3. Break Out Allll the Nicknames
I have a stash of letters from the summer of 1992, my last year as a camper before becoming a CIT, and in the ones I’ve been rereading from my mom, she greets me variously as: Jezel (twice), Jezel-Bezz, Jess-a-belle, Jess Greif, and just plain Jess. Some of these were familiar, while others I’d never heard before or since. The great thing about using silly nicknames in a letter is that you’re not embarrassing your kid in front of anyone, but it is guaranteed to make them smile, even if they would never admit it to you. A corollary to this is:
4. Have Fun with the Visuals
My mom is big into cards, and so almost everything she wrote me was on a greeting card, rather than on plain paper or stationery. I turned 14 the summer I received these letters and I can assure you, nothing she sent me was ever subject to the annoyance and eye-rolling I doled out so generously when we were together in person. This is a selection of the cards she sent that summer, and while that level of cutesy would no doubt have not been welcome in our live interactions, they positively hit the spot when I received them at camp. There is something about being away from home that, while making a young person worlds more independent, also strips kids down to their essential kid-ness and does away with the need to assert oneself as separate, because the circumstances have already taken care of it. So the top hat-clad duckies, the snuggling kittycats, and the rodents clutching heart-shaped balloons? Bring ‘em on. All of that and then some.
5. Settle on a Signature
I can’t say why this made a difference to me, but there was something comforting about how my mom would sign her letters. The most frequently used sign-off I can recall was Lots of love from Dad and me – Mom. The “Mom” went on the line below the rest of it and usually had a little swirl underneath. Something about the regularity of that goodbye and its variants was soothing to me and I came to count on its rhythm. I’ve compiled the sign-offs from the pile of cards I’ve been looking at, and they all have some version of the patented my-mom farewell. I haven’t decided how I’ll end my letters to my daughter this summer, but I’m thinking I might put the “Mom” part inside a heart – stay tuned.

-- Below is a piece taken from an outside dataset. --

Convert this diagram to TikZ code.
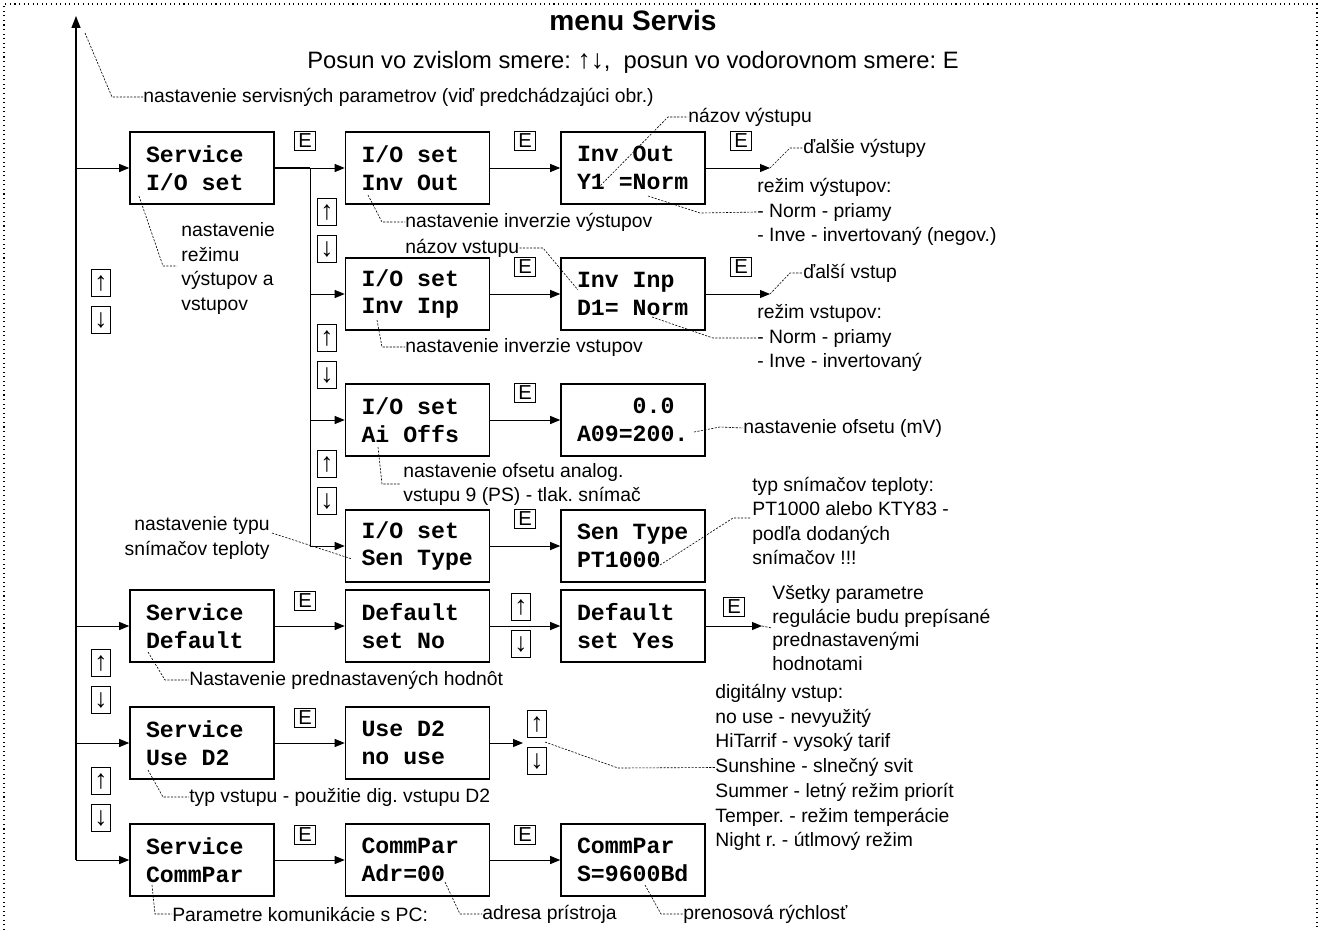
\documentclass[tikz,border=0pt]{standalone}
\usepackage{fontspec}
\setmainfont{Liberation Sans}
\newfontfamily\lcdfont{Liberation Mono}
\usepackage{tikz}
\usetikzlibrary{arrows.meta,calc,positioning}
\frenchspacing
\tikzset{%
	display/.style = {draw, line width=0.9pt, rectangle, minimum width=2.88cm, minimum height=1.44cm, inner sep=0pt, text width=2.24cm, align=left, font=\lcdfont\bfseries\fontsize{13.2}{15.9}\selectfont, execute at begin node=\spaceskip0.6em\relax},
	ekey/.style    = {draw, line width=0.5pt, minimum width=0.42cm, minimum height=0.38cm, inner sep=0pt, font=\fontsize{11.5}{11.5}\selectfont},
	udkey/.style   = {draw, line width=0.5pt, minimum width=0.38cm, minimum height=0.54cm, inner sep=0pt, font=\fontsize{15}{15}\selectfont},
	note/.style    = {anchor=west, inner sep=0pt, align=left, font=\fontsize{11}{14}\selectfont},
	arrow/.style   = {line width=0.55pt, -{Triangle[length=2mm,width=1.6mm]}},
	link/.style    = {line width=0.55pt},
	leader/.style  = {line width=0.35pt, dash pattern=on 1.2pt off 0.8pt},
}
\begin{document}
\begin{tikzpicture}[x=0.02cm,y=-0.02cm]
	\useasboundingbox (0,0) rectangle (1321,930);
	\draw[dotted, line width=0.6pt] (4,930) -- (4,4) -- (1317,4) -- (1317,930);  % frame
	
	\node[font=\bfseries\fontsize{16}{16}\selectfont] (title) at (633,20) {menu Servis};
	\node[font=\fontsize{13.5}{13.5}\selectfont] (subtitle) at (633,62) {Posun vo zvislom smere: {\fontsize{15}{15}\selectfont↑↓},\ \ posun vo vodorovnom smere: E};
	
	% displays
	\node[display] (sio) at (202,168) {Service\\I/O set};
	\node[display] (ioout) at (417.5,168) {I/O set\\Inv Out};
	\node[display] (invout) at (633,168) {Inv Out\\Y1 =Norm};
	\node[display] (ioinp) at (417.5,294) {I/O set\\Inv Inp};
	\node[display] (invinp) at (633,294) {Inv Inp\\D1= Norm};
	\node[display] (ioofs) at (417.5,420) {I/O set\\Ai Offs};
	\node[display] (ofsval) at (633,420) {\hphantom{A09=}0.0\\A09=200.};
	\node[display] (iosen) at (417.5,546) {I/O set\\Sen Type};
	\node[display] (sentype) at (633,546) {Sen Type\\PT1000};
	\node[display] (sdef) at (202,626) {Service\\Default};
	\node[display] (defno) at (417.5,626) {Default\\set No};
	\node[display] (defyes) at (633,626) {Default\\set Yes};
	\node[display] (sd2) at (202,743) {Service\\Use D2};
	\node[display] (d2val) at (417.5,743) {Use D2\\no use};
	\node[display] (scomm) at (202,860) {Service\\CommPar};
	\node[display] (commadr) at (417.5,860) {CommPar\\Adr=00};
	\node[display] (commbd) at (633,860) {CommPar\\S=9600Bd};
	
	% main line and I/O branch
	\coordinate (mtop) at (76,16);
	\coordinate (msub) at (310,168);
	\draw[line width=0.8pt, -{Triangle[length=2.4mm,width=1.8mm]}] (scomm.west -| mtop) -- (mtop);
	\foreach \n in {sio,sdef,sd2,scomm} \draw[arrow] (\n.west -| mtop) -- (\n.west);
	\draw[line width=1.1pt] (sio.east) -- (msub);
	\draw[link] (msub) -- (iosen.west -| msub);
	\foreach \n in {ioout,ioinp,ioofs,iosen} \draw[arrow] (\n.west -| msub) -- (\n.west);
	\foreach \a/\b in {ioout/invout, ioinp/invinp, ioofs/ofsval, iosen/sentype, sdef/defno, defno/defyes, sd2/d2val, scomm/commadr, commadr/commbd}
		\draw[arrow] (\a.east) -- (\b.west);
	
	\coordinate (nextout) at (770,168);
	\coordinate (nextinp) at (770,294);
	\coordinate (defend) at (762,626);
	\coordinate (d2end) at (523,743);
	\draw[arrow] (invout.east) -- (nextout);
	\draw[arrow] (invinp.east) -- (nextinp);
	\draw[arrow] (defyes.east) -- (defend);
	\draw[arrow] (d2val.east) -- (d2end);
	
	% keys
	\foreach \x/\y [count=\i] in {305/141, 525/141, 741/141, 525/267, 741/267, 525/393, 525/519, 305/601, 734/607, 305/718, 305/835, 525/835}
		\node[ekey] (e\i) at (\x,\y) {E};
	\foreach \x/\y [count=\i] in {101/283, 327/212, 327/338, 327/464, 521/607, 101/663, 537/724, 101/781} {
		\node[udkey] (up\i) at (\x,\y) {↑};
		\node[udkey] (dn\i) at (\x,\y+37) {↓};
	}
	
	% notes
	\node[note] (servpar) at (143,97) {nastavenie servisných parametrov (viď predchádzajúci obr.)};
	\draw[leader] (85,33) -- (112,97) -- (servpar.west);
	\node[note, font=\fontsize{11}{13.9}\selectfont] (iomode) at (181,268.5) {nastavenie\\režimu\\výstupov a\\vstupov};
	\draw[leader] (139,196) -- (163,266) -- (177,266);
	\node[note] (invouttxt) at (405,222) {nastavenie inverzie výstupov};
	\draw[leader] (368,195) -- (382,222) -- (invouttxt.west);
	\node[note] (invinptxt) at (405,347) {nastavenie inverzie vstupov};
	\draw[leader] (377,320) -- (382,347) -- (invinptxt.west);
	\node[note] (outname) at (688,117) {názov výstupu};
	\draw[leader] (598,188) -- (668,117) -- (outname.west);
	\node[note] (outmode) at (757,212) {režim výstupov:\\- Norm - priamy\\- Inve - invertovaný (negov.)};
	\draw[leader] (648,196) -- (700,213) -- (outmode.west);
	\node[note] (nextouttxt) at (803,148) {ďalšie výstupy};
	\draw[leader] (nextout) -- (790,148) -- (nextouttxt.west);
	\node[note] (inpname) at (405,248) {názov vstupu};
	\draw[leader] (inpname.east) -- (543,248) -- (578,290);
	\node[note] (nextinptxt) at (803,273) {ďalší vstup};
	\draw[leader] (nextinp) -- (790,273) -- (nextinptxt.west);
	\node[note] (inpmode) at (757,338) {režim vstupov:\\- Norm - priamy\\- Inve - invertovaný};
	\draw[leader] (652,317) -- (713,338) -- (inpmode.west);
	\node[note] (ofstxt) at (403,484.5) {nastavenie ofsetu analog.\\vstupu 9 (PS) - tlak. snímač};
	\draw[leader] (378,447) -- (382,484) -- (400,484);
	\node[note] (ofsmv) at (743,428) {nastavenie ofsetu (mV)};
	\draw[leader] (694,432) -- (720,427) -- (ofsmv.west);
	\node[note, anchor=east, align=right] (sentxt) at (270,538) {nastavenie typu\\snímačov teploty};
	\draw[leader] (272,533) -- (352,559);
	\node[note, font=\fontsize{11}{13.7}\selectfont] (sentypes) at (752,521) {typ snímačov teploty:\\PT1000 alebo KTY83 -\\podľa dodaných\\snímačov !!!};
	\draw[leader] (660,565) -- (733,518) -- (750,518);
	\node[note, font=\fontsize{11}{13.6}\selectfont] (defall) at (772,628) {Všetky parametre\\regulácie budu prepísané\\prednastavenými\\hodnotami};
	\draw[leader] (defend) -- (defall.west);
	\node[note] (deftxt) at (189,680) {Nastavenie prednastavených hodnôt};
	\draw[leader] (148,652) -- (165,680) -- (deftxt.west);
	\node[note] (d2txt) at (189,797) {typ vstupu - použitie dig. vstupu D2};
	\draw[leader] (148,770) -- (163,797) -- (d2txt.west);
	\node[note, font=\fontsize{11}{14.1}\selectfont] (d2list) at (715,767.5) {digitálny vstup:\\no use - nevyužitý\\HiTarrif - vysoký tarif\\Sunshine - slnečný svit\\Summer - letný režim priorít\\Temper. - režim temperácie\\Night r. - útlmový režim};
	\draw[leader] (545,742) -- (618,768) -- (d2list.west);
	\node[note] (commtxt) at (172,914) {Parametre komunikácie s PC:};
	\draw[leader] (152,885) -- (155,914) -- (commtxt.west);
	\node[note] (adrtxt) at (482,914) {adresa prístroja};
	\draw[leader] (445,882) -- (460,914) -- (adrtxt.west);
	\node[note] (bdtxt) at (683,914) {prenosová rýchlosť};
	\draw[leader] (645,885) -- (661,914) -- (bdtxt.west);
\end{tikzpicture}
\end{document}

And with that, I leave you to your letter-writing adventures that will—no matter what form they take–be perfect for your kid(s), because they will reflect your unique bond. There is no wrong way to go about letter-writing. We may be out of practice in this somewhat lost art–or even in writing by hand at all–after spending so many years in front of screens and keyboards, sending instant missives and expecting instant replies. Just as our kids are stepping away from what is easy and comfortable at home and immersing themselves in the slow, tangible delight of time spent at camp, I encourage us to do the same in our communications with them. Write early and write often, and your kids will know they’re on your mind and in your heart.